GRENOBLE.- The David Roberts Art Foundation (DRAF) recently gathered together several artists for its exhibition entitled "Geographies of Contamination"*. The notion of contamination, which can be stretched to encompass the very concept of pollution, certainly best applies to emerging practices that Alex Scrimgeour describes as such: "The exhibition as well as the oeuvres are contaminated as much by their entanglement with 'world-images', affects, materials, processes, mechanisms and discourses as by the very site of artistic operations which have themselves become porous, permeable and hybrid". These same practices are also related to a certain "meta-materiality" that could be considered the creative fruit of a generation subject to the commonplaces of a digital society that has altered or modified our very notions of time and space under the influences of the most recent technological revolutions. "While the image has become information (rootless and multipliable), its visible surface has become but an interface, a space for sharing and exchanging. As consumerist technology, the surface is 'clean', but a flat, high-definition screen remains but a deceptive mechanism. The work of art becomes a means for 'buggering' this surface of monetizing data, frozen within the surface's particular materiality." (Alex Scrimgeour). If digital tools are well employed, they are utilized freely, as the commonplace tools of times. The state of ambiguity that nourishes this critical polysemy, and the contradictions it produces, are in line with the project, and the frameworks of its practices that reappear as such, to become indefinable and thereby demonstrate their resistance more to the over-simplistic logic of the marketplace than to its underlying "commoditization". The resulting oeuvres would not or no longer be oeuvres.
The initial intention originating in ideas or originating in shapes, forms is the production of radical shapes and forms using conceptual methods and tools in the sphere of representation and, for some, of figuration. But the overarching logic prevailing in the design and implementation of the enterprise is contaminated by the peripheries and manipulations, as well as the resulting distortions, diversions. The work is organized as the world is organized, a world itself rendered incoherent by its composite nature resulting from pollution, interference that is at once exterior and intrinsic, constitutive of the confusions and ambiguities of its analysis (industrial, urban, cold and raw, even dirty and dark) and this within a freedom to work that could lead them to collaborate, should they so desire.
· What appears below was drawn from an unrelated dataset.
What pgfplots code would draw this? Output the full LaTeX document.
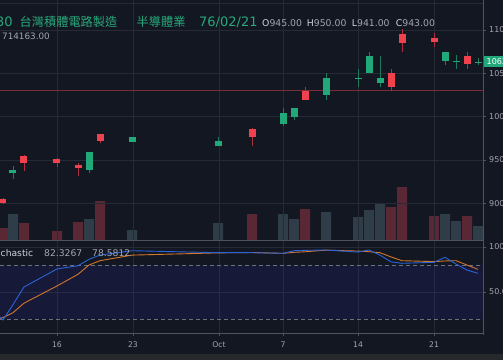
\documentclass[border=0pt]{standalone}
\usepackage{pgfplots}
\pgfplotsset{compat=1.18}
\usepackage{pgfplotstable}
\usepackage{fontspec}
\setmainfont{DejaVu Sans}
\newfontfamily\cjk{Noto Sans CJK TC}
\definecolor{bg}{HTML}{131722}
\definecolor{gridc}{HTML}{262A35}
\definecolor{axisc}{HTML}{50535E}
\definecolor{txt}{HTML}{A3A6AF}
\definecolor{txtl}{HTML}{D1D4DC}
\definecolor{upg}{HTML}{22A97A}
\definecolor{dnr}{HTML}{F0414F}
\definecolor{upgw}{HTML}{1E7A5A}
\definecolor{dnrw}{HTML}{A8313D}
\definecolor{volr}{HTML}{5A2835}
\definecolor{vols}{HTML}{2F3D49}
\definecolor{bandc}{HTML}{3C32FA}
\definecolor{kblue}{HTML}{2B63D9}
\definecolor{dorange}{HTML}{D2762A}
\definecolor{titlec}{HTML}{29A87A}
\definecolor{strip}{HTML}{27282B}
\definecolor{hlinec}{HTML}{7A2C38}
\definecolor{dashc}{HTML}{6E717B}

% candles: x, body low, body high, low, high
\pgfplotstableread{
x blo bhi l h
3 900.4 905.0 899.0 906.0
24 946.5 954.6 937.3 955.5
57 946.5 951.2 942.0 952.0
78 940.8 944.2 931.5 946.5
100 971.9 980.0 969.6 980.5
252 976.5 985.8 966.2 986.5
305 1019.2 1029.6 1019.0 1034.2
391 1034.2 1050.4 1029.6 1055.0
402 1085.0 1095.4 1074.6 1101.2
434 1086.2 1090.8 1080.4 1096.5
467 1060.8 1070.0 1055.0 1074.6
}\redc
\pgfplotstableread{
x blo bhi l h
13 935.0 938.5 928.1 943.1
89 938.5 959.2 935.0 959.5
132 970.8 976.5 970.5 977.0
218 966.2 971.9 965.8 976.5
283 991.5 1004.2 989.2 1010.0
294 999.6 1010.0 996.2 1010.5
326 1025.0 1044.6 1019.2 1050.4
358 1044.2 1045.0 1034.2 1055.0
369 1050.4 1070.0 1050.0 1074.6
380 1038.8 1044.6 1034.2 1070.0
445 1064.2 1074.6 1059.6 1075.0
456 1063.8 1064.6 1055.0 1071.2
478 1062.6 1063.4 1059.6 1067.7
}\greenc
\pgfplotstableread{
x v
3 12
24 17
57 9
78 18
100 39
252 26
305 31
391 33
402 53
434 24
467 24
}\volred
\pgfplotstableread{
x v
13 26
89 21
132 10
218 17
283 26
294 21
326 28
358 23
369 30
380 36
445 26
456 19
478 14
}\volslate
\pgfplotstableread{
x k
-8 28.9
3 18.9
13 36.0
24 55.6
57 75.6
78 79.2
89 86.3
100 91.1
132 95.9
218 93.7
252 93.7
283 93.0
294 95.9
305 96.3
326 96.7
358 94.4
369 96.7
380 91.0
391 83.5
402 81.9
434 83.0
445 88.6
456 81.1
467 74.4
478 70.8
}\stochk
\pgfplotstableread{
x d
-8 19.5
3 21.5
13 27.0
24 37.6
57 56.7
78 69.7
89 80.0
100 84.8
132 91.0
218 93.5
252 93.9
283 93.0
294 94.1
305 94.7
326 96.5
358 95.5
369 94.8
380 93.7
391 89.0
402 84.8
434 83.8
445 84.5
456 84.8
467 80.0
478 75.2
}\stochd

\begin{document}
\begin{tikzpicture}[x=1pt,y=1pt]
\begin{scope}
\clip (0,0) rectangle (503,360);
\fill[bg] (0,0) rectangle (503,360);
\fill[strip] (0,0) rectangle (503,6);
\draw[gridc, line width=0.8pt] (0,357) -- (483,357);

% volume
\begin{axis}[at={(0pt,120pt)}, anchor=south west, scale only axis,
  width=483pt, height=240pt, xmin=0, xmax=483, ymin=0, ymax=240, hide axis]
\addplot[ybar, bar shift=0pt, bar width=10pt, fill=volr, draw=none] table[x=x,y=v] \volred;
\addplot[ybar, bar shift=0pt, bar width=10pt, fill=vols, draw=none] table[x=x,y=v] \volslate;
\end{axis}

% price
\begin{axis}[at={(0pt,120pt)}, anchor=south west, scale only axis,
  width=483pt, height=240pt, xmin=0, xmax=483, ymin=857.7, ymax=1134.6,
  axis line style={draw=none},
  xtick={57,133,219,283,358,434}, xticklabels={},
  ytick={900,950,1000,1050,1100}, yticklabels={900,950,1000,1050,1100},
  xmajorgrids, ymajorgrids, grid style={gridc, line width=0.8pt},
  ytick pos=right, yticklabel pos=right, tick align=outside,
  major tick length=3pt, tick style={axisc, line width=0.6pt},
  xtick style={draw=none},
  yticklabel style={font=\fontsize{8}{9}\selectfont, text=txt, anchor=west, inner sep=0pt, xshift=3pt}]
\addplot[hlinec, line width=0.8pt] coordinates {(0,1030.2) (483,1030.2)};
% wicks
\addplot[-, draw=dnrw, line width=0.9pt, quiver={u=0, v=\thisrow{h}-\thisrow{l}}]
  table[x=x, y=l] \redc;
\addplot[-, draw=upgw, line width=0.9pt, quiver={u=0, v=\thisrow{h}-\thisrow{l}}]
  table[x=x, y=l] \greenc;
% bodies
\addplot[-, draw=dnr, line width=7pt, quiver={u=0, v=\thisrow{bhi}-\thisrow{blo}}]
  table[x=x, y=blo] \redc;
\addplot[-, draw=upg, line width=7pt, quiver={u=0, v=\thisrow{bhi}-\thisrow{blo}}]
  table[x=x, y=blo] \greenc;
\end{axis}

% stochastic
\begin{axis}[at={(0pt,27pt)}, anchor=south west, scale only axis,
  width=483pt, height=93pt, xmin=0, xmax=483, ymin=4.44, ymax=107.8,
  axis line style={draw=none},
  xtick={57,133,219,283,358,434}, xticklabels={16,23,Oct,7,14,21},
  ytick={50,100}, yticklabels={50.00,100.00},
  xmajorgrids, ymajorgrids, grid style={gridc, line width=0.8pt},
  xtick pos=bottom, ytick pos=right, yticklabel pos=right, tick align=outside,
  major tick length=3pt, tick style={axisc, line width=0.6pt},
  yticklabel style={font=\fontsize{8}{9}\selectfont, text=txt, anchor=west, inner sep=0pt, xshift=3pt},
  xticklabel style={font=\fontsize{7.7}{8}\selectfont, text=txt, anchor=base, inner sep=0pt, yshift=-11pt}]
\fill[bandc, fill opacity=0.1] (axis cs:0,20) rectangle (axis cs:483,80);
\addplot[dashc, line width=0.8pt, dash pattern=on 4pt off 3pt] coordinates {(0,80) (483,80)};
\addplot[dashc, line width=0.8pt, dash pattern=on 4pt off 3pt] coordinates {(0,20) (483,20)};
\addplot[dorange, line width=0.9pt] table[x=x,y=d] \stochd;
\addplot[kblue, line width=0.9pt] table[x=x,y=k] \stochk;
\end{axis}

% frame lines
\draw[axisc, line width=0.8pt] (483.5,25) -- (483.5,360);
\draw[axisc, line width=0.8pt] (0,120) -- (483.5,120);
\draw[axisc, line width=0.8pt] (0,26.6) -- (483.5,26.6);

% last price tag
\fill[upg] (483.9,293) rectangle (503,304);
\node[anchor=base west, inner sep=0pt, text=white, font=\fontsize{8}{9}\selectfont] at (486.5,295.5) {1063.00};

% header
\node[anchor=base west, inner sep=0pt, text=titlec, font=\fontsize{13}{13}\selectfont] at (-4,334) {30};
\node[anchor=base west, inner sep=0pt, text=titlec, font=\fontsize{12.2}{13}\selectfont] at (19.5,334) {\cjk 台灣積體電路製造};
\node[anchor=base west, inner sep=0pt, text=titlec, font=\fontsize{12.2}{13}\selectfont] at (136.5,334) {\cjk 半導體業};
\node[anchor=base west, inner sep=0pt, text=titlec, font=\fontsize{13}{13}\selectfont] at (199,334) {76/02/21};
\node[anchor=base west, inner sep=0pt, text=txt, font=\fontsize{8.8}{9}\selectfont] at (2,320.5) {714163.00};
\node[anchor=base west, inner sep=0pt, text=txt, font=\fontsize{9.3}{10}\selectfont] at (262,334) {{\color{txtl}O}945.00};
\node[anchor=base west, inner sep=0pt, text=txt, font=\fontsize{9.3}{10}\selectfont] at (306.7,334) {{\color{txtl}H}950.00};
\node[anchor=base west, inner sep=0pt, text=txt, font=\fontsize{9.3}{10}\selectfont] at (351.7,334) {{\color{txtl}L}941.00};
\node[anchor=base west, inner sep=0pt, text=txt, font=\fontsize{9.3}{10}\selectfont] at (395.7,334) {{\color{txtl}C}943.00};
% stochastic legend
\node[anchor=base west, inner sep=0pt, text=txtl, font=\fontsize{9.2}{10}\selectfont] at (0.5,103.3) {chastic};
\node[anchor=base west, inner sep=0pt, text=txt, font=\fontsize{9.2}{10}\selectfont] at (44,103.3) {82.3267};
\node[anchor=base west, inner sep=0pt, text=txt, font=\fontsize{9.2}{10}\selectfont] at (92,103.3) {78.5812};
\end{scope}
\pgfresetboundingbox
\useasboundingbox (0,0) rectangle (503,360);
\end{tikzpicture}
\end{document}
The art centres atrium ("La Rue") welcomed the collective exhibition co-organized with Renaud Jerez, a French, Berlin-based artist belonging to the post-Internet, or post-materiality, generation of artists. The walls of this central exhibition area (totalling nearly 100 metres in length) have been divided into several work surfaces for wall paintings or any other form of desired expression, with each separate work surface being entrusted to an artist of this same generation for an on-site production. The group exhibition gathers a selection of artists including Mathis Altmann, Olga Balema, Max Brand, Aleksander Hardashnakov, Veit Laurent Kurz and Jared Madere.
The project could be briefly defined as such: "The main idea behind this show is to have somes different monumental wall work composits, dealing with the idea of molecularisation or atomisation, and pollution inside each own art practice ecology. with congested esoteric systems/artworks, dealing with imminency and blackout".